*DO THIS:* Skip the pictures and quote all of the lines exactly.

____ SUPPLIED MATERIAL

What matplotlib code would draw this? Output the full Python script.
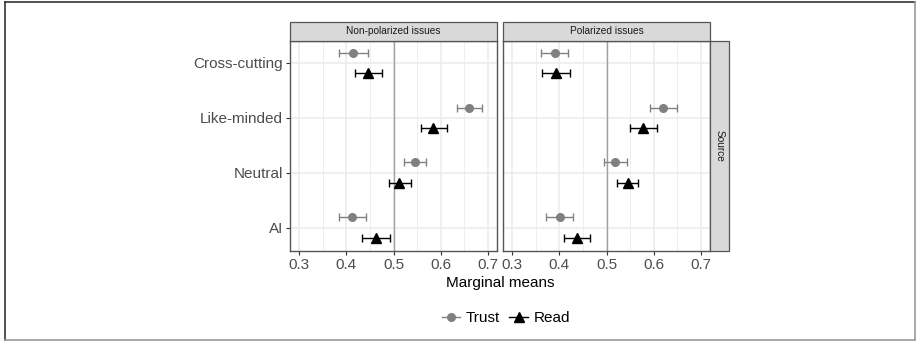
import matplotlib.pyplot as plt
from matplotlib.lines import Line2D
from matplotlib.patches import Rectangle
import numpy as np

plt.rcParams['font.family'] = ['Liberation Sans', 'DejaVu Sans']

# Data
sources = ["Cross-cutting", "Like-minded", "Neutral", "AI"]
panels = ["Non-polarized issues", "Polarized issues"]

# Non-polarized issues
np_trust = [0.415, 0.660, 0.546, 0.412]
np_trust_lo = [0.385, 0.634, 0.523, 0.385]
np_trust_hi = [0.445, 0.688, 0.569, 0.441]
np_read = [0.447, 0.584, 0.512, 0.462]
np_read_lo = [0.418, 0.558, 0.490, 0.433]
np_read_hi = [0.476, 0.614, 0.536, 0.492]

# Polarized issues
p_trust = [0.390, 0.620, 0.518, 0.401]
p_trust_lo = [0.361, 0.593, 0.494, 0.373]
p_trust_hi = [0.419, 0.650, 0.543, 0.429]
p_read = [0.393, 0.578, 0.545, 0.438]
p_read_lo = [0.364, 0.550, 0.523, 0.410]
p_read_hi = [0.422, 0.607, 0.566, 0.466]

data = [
    (np_trust, np_trust_lo, np_trust_hi, np_read, np_read_lo, np_read_hi),
    (p_trust, p_trust_lo, p_trust_hi, p_read, p_read_lo, p_read_hi),
]

W, H = 916, 341
fig = plt.figure(figsize=(W / 100, H / 100), dpi=100)

def fx(px):
    return px / W

def fy(py):
    return 1 - py / H

# figure frame
fig.add_artist(Line2D([fx(5), fx(915)], [fy(2), fy(2)], color="#333333", lw=1.2))
fig.add_artist(Line2D([fx(5), fx(5)], [fy(2), fy(340)], color="#333333", lw=1.2))
fig.add_artist(Line2D([fx(915), fx(915)], [fy(2), fy(340)], color="#999999", lw=1.2))
fig.add_artist(Line2D([fx(5), fx(915)], [fy(340), fy(340)], color="#999999", lw=1.2))

ypos = np.array([4, 3, 2, 1])
dodge = 0.19
trust_col = "#808080"
read_col = "black"
lefts = [290, 503]
pw = 207
top, bottom = 41, 251

axes = []
for i, (title, d) in enumerate(zip(panels, data)):
    ax = fig.add_axes([fx(lefts[i]), fy(bottom), fx(pw), (bottom - top) / H])
    axes.append(ax)
    t, tlo, thi, r, rlo, rhi = [np.array(v) for v in d]

    ax.set_xlim(0.281, 0.719)
    ax.set_ylim(0.58, 4.4)
    ax.set_xticks([0.3, 0.4, 0.5, 0.6, 0.7])
    ax.set_xticklabels(["0.3", "0.4", "0.5", "0.6", "0.7"])
    ax.set_xticks([0.35, 0.45, 0.55, 0.65], minor=True)
    ax.set_yticks(ypos)
    ax.grid(True, which="major", color="#ebebeb", lw=1.1, zorder=0)
    ax.grid(True, which="minor", axis="x", color="#ebebeb", lw=0.6, zorder=0)
    ax.set_axisbelow(True)
    ax.axvline(0.5, color="#a0a0a0", lw=1.0, zorder=1)

    ax.errorbar(t, ypos + dodge, xerr=[t - tlo, thi - t], fmt="o", color=trust_col,
                ms=5.5, elinewidth=1.0, capsize=2.8, capthick=1.0, zorder=3)
    ax.errorbar(r, ypos - dodge, xerr=[r - rlo, rhi - r], fmt="^", color=read_col,
                ms=6.5, elinewidth=1.0, capsize=2.8, capthick=1.0, zorder=3)

    for s in ax.spines.values():
        s.set_color("#555555")
        s.set_linewidth(1.0)
    ax.tick_params(axis="both", which="major", length=3, width=0.8, color="#333333",
                   labelsize=11, labelcolor="#4d4d4d", pad=2)
    ax.tick_params(axis="both", which="minor", length=0)
    if i == 0:
        ax.set_yticklabels(sources)
    else:
        ax.tick_params(axis="y", which="major", length=0, labelleft=False)

    # strip on top
    fig.add_artist(Rectangle((fx(lefts[i]), fy(41)), fx(pw), 19 / H, transform=fig.transFigure,
                             facecolor="#d9d9d9", edgecolor="#555555", lw=0.9))
    fig.text(fx(lefts[i] + pw / 2), fy(31.5), title, ha="center", va="center",
             fontsize=7.3, color="#1a1a1a")

# right strip
fig.add_artist(Rectangle((fx(710), fy(bottom)), fx(19), (bottom - top) / H, transform=fig.transFigure,
                         facecolor="#d9d9d9", edgecolor="#555555", lw=0.9))
fig.text(fx(719.5), fy((top + bottom) / 2), "Source", ha="center", va="center",
         rotation=-90, fontsize=7.3, color="#1a1a1a")

fig.text(fx(500), fy(283), "Marginal means", ha="center", va="center", fontsize=11, color="black")

handles = [
    Line2D([], [], color=trust_col, marker="o", ms=5.5, lw=1.0),
    Line2D([], [], color=read_col, marker="^", ms=6.5, lw=1.0),
]
fig.legend(handles, ["Trust", "Read"], loc="center", bbox_to_anchor=(fx(506), fy(318)),
           ncol=2, frameon=False, fontsize=11, handlelength=1.2, handletextpad=0.4,
           columnspacing=0.6)

fig.savefig("out.png", dpi=100)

________

*EXERCISE ANSWER:*
What matplotlib code would draw this? Output the full Python script.
import matplotlib.pyplot as plt
from matplotlib.lines import Line2D
from matplotlib.patches import Rectangle
import numpy as np

plt.rcParams['font.family'] = ['Liberation Sans', 'DejaVu Sans']

# Data
sources = ["Cross-cutting", "Like-minded", "Neutral", "AI"]
panels = ["Non-polarized issues", "Polarized issues"]

# Non-polarized issues
np_trust = [0.415, 0.660, 0.546, 0.412]
np_trust_lo = [0.385, 0.634, 0.523, 0.385]
np_trust_hi = [0.445, 0.688, 0.569, 0.441]
np_read = [0.447, 0.584, 0.512, 0.462]
np_read_lo = [0.418, 0.558, 0.490, 0.433]
np_read_hi = [0.476, 0.614, 0.536, 0.492]

# Polarized issues
p_trust = [0.390, 0.620, 0.518, 0.401]
p_trust_lo = [0.361, 0.593, 0.494, 0.373]
p_trust_hi = [0.419, 0.650, 0.543, 0.429]
p_read = [0.393, 0.578, 0.545, 0.438]
p_read_lo = [0.364, 0.550, 0.523, 0.410]
p_read_hi = [0.422, 0.607, 0.566, 0.466]

data = [
    (np_trust, np_trust_lo, np_trust_hi, np_read, np_read_lo, np_read_hi),
    (p_trust, p_trust_lo, p_trust_hi, p_read, p_read_lo, p_read_hi),
]

W, H = 916, 341
fig = plt.figure(figsize=(W / 100, H / 100), dpi=100)

def fx(px):
    return px / W

def fy(py):
    return 1 - py / H

# figure frame
fig.add_artist(Line2D([fx(5), fx(915)], [fy(2), fy(2)], color="#333333", lw=1.2))
fig.add_artist(Line2D([fx(5), fx(5)], [fy(2), fy(340)], color="#333333", lw=1.2))
fig.add_artist(Line2D([fx(915), fx(915)], [fy(2), fy(340)], color="#999999", lw=1.2))
fig.add_artist(Line2D([fx(5), fx(915)], [fy(340), fy(340)], color="#999999", lw=1.2))

ypos = np.array([4, 3, 2, 1])
dodge = 0.19
trust_col = "#808080"
read_col = "black"
lefts = [290, 503]
pw = 207
top, bottom = 41, 251

axes = []
for i, (title, d) in enumerate(zip(panels, data)):
    ax = fig.add_axes([fx(lefts[i]), fy(bottom), fx(pw), (bottom - top) / H])
    axes.append(ax)
    t, tlo, thi, r, rlo, rhi = [np.array(v) for v in d]

    ax.set_xlim(0.281, 0.719)
    ax.set_ylim(0.58, 4.4)
    ax.set_xticks([0.3, 0.4, 0.5, 0.6, 0.7])
    ax.set_xticklabels(["0.3", "0.4", "0.5", "0.6", "0.7"])
    ax.set_xticks([0.35, 0.45, 0.55, 0.65], minor=True)
    ax.set_yticks(ypos)
    ax.grid(True, which="major", color="#ebebeb", lw=1.1, zorder=0)
    ax.grid(True, which="minor", axis="x", color="#ebebeb", lw=0.6, zorder=0)
    ax.set_axisbelow(True)
    ax.axvline(0.5, color="#a0a0a0", lw=1.0, zorder=1)

    ax.errorbar(t, ypos + dodge, xerr=[t - tlo, thi - t], fmt="o", color=trust_col,
                ms=5.5, elinewidth=1.0, capsize=2.8, capthick=1.0, zorder=3)
    ax.errorbar(r, ypos - dodge, xerr=[r - rlo, rhi - r], fmt="^", color=read_col,
                ms=6.5, elinewidth=1.0, capsize=2.8, capthick=1.0, zorder=3)

    for s in ax.spines.values():
        s.set_color("#555555")
        s.set_linewidth(1.0)
    ax.tick_params(axis="both", which="major", length=3, width=0.8, color="#333333",
                   labelsize=11, labelcolor="#4d4d4d", pad=2)
    ax.tick_params(axis="both", which="minor", length=0)
    if i == 0:
        ax.set_yticklabels(sources)
    else:
        ax.tick_params(axis="y", which="major", length=0, labelleft=False)

    # strip on top
    fig.add_artist(Rectangle((fx(lefts[i]), fy(41)), fx(pw), 19 / H, transform=fig.transFigure,
                             facecolor="#d9d9d9", edgecolor="#555555", lw=0.9))
    fig.text(fx(lefts[i] + pw / 2), fy(31.5), title, ha="center", va="center",
             fontsize=7.3, color="#1a1a1a")

# right strip
fig.add_artist(Rectangle((fx(710), fy(bottom)), fx(19), (bottom - top) / H, transform=fig.transFigure,
                         facecolor="#d9d9d9", edgecolor="#555555", lw=0.9))
fig.text(fx(719.5), fy((top + bottom) / 2), "Source", ha="center", va="center",
         rotation=-90, fontsize=7.3, color="#1a1a1a")

fig.text(fx(500), fy(283), "Marginal means", ha="center", va="center", fontsize=11, color="black")

handles = [
    Line2D([], [], color=trust_col, marker="o", ms=5.5, lw=1.0),
    Line2D([], [], color=read_col, marker="^", ms=6.5, lw=1.0),
]
fig.legend(handles, ["Trust", "Read"], loc="center", bbox_to_anchor=(fx(506), fy(318)),
           ncol=2, frameon=False, fontsize=11, handlelength=1.2, handletextpad=0.4,
           columnspacing=0.6)

fig.savefig("out.png", dpi=100)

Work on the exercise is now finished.